In response to persistent Ukrainian stand-off and uncrewed-vehicle threats, Black Sea Fleet units—including those of this brigade—have adopted layered harbor defenses (booms, nets, floating barriers), enhanced point air defense with systems such as Pantsir-S1 deployed ashore near piers, electronic warfare emitters around key approaches, and routine dispersal to Novorossiysk and intra-Crimea anchorages. Vessels commonly sortie under adverse weather or at night to reduce detection and attack risk, and many piers exhibit decoys and smoke-generation equipment in open-source imagery.
Small missile ships and missile boats have limited organic air defense and electronic-warfare depth, rendering them dependent on coastal integrated air defense for survivability. Seakeeping limitations restrict sustained operations in high sea states, particularly for the Bora-class at speed. Confined waters and predictable transit routes around Sevastopol and western Crimea increase exposure to mines and uncrewed surface attacks. Maintenance afloat, ammunition resupply for UKSK, and repairs are constrained by the capacity and vulnerability of Crimean shipyards under long-range strike threat.
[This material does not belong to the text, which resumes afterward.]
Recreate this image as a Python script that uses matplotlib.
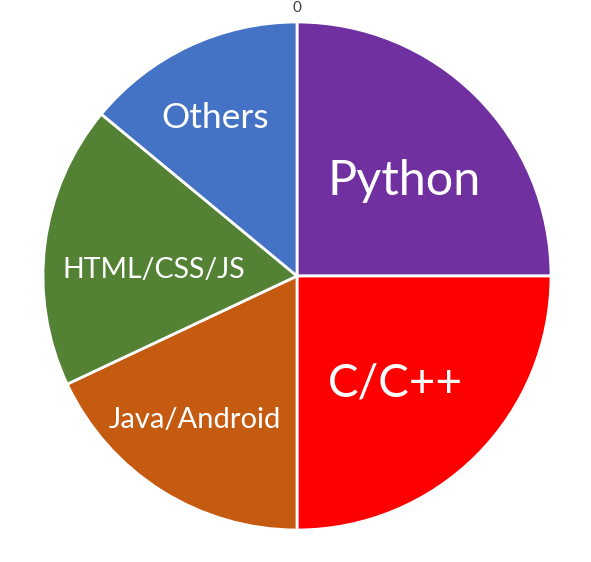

The label 'Tsirkon 633' in some open sources appears to conflate the 3M22 Tsirkon (Zircon) missile name with the Project 22800 ship Tsiklon assigned to the Black Sea Fleet. No Project 22800 unit named 'Tsirkon' is publicly listed for the Black Sea Fleet as of 2024. Painted hull numbers on Russian small combatants can change and may not be unique identifiers over time; wartime reassignments and repairs further complicate unit tracking.
The brigade’s primary garrison and several support facilities are located in Crimea, a territory Russia has occupied since 2014 and whose annexation is not internationally recognized. This status affects external reporting, access, and the legal context of operations and basing, and it explains the scarcity of official Russian confirmations regarding losses or damage to units based there.
Open-source details on exact manning, ammunition load-outs, readiness states, and current basing of individual hulls are limited and variable due to wartime operational security and rapid relocations. Most platform specifications are consistent with published class data. Loss and damage assessments for Samum and Tsiklon rely on Ukrainian official statements corroborated to varying degrees by imagery; absence of Russian confirmation necessitates cautious phrasing.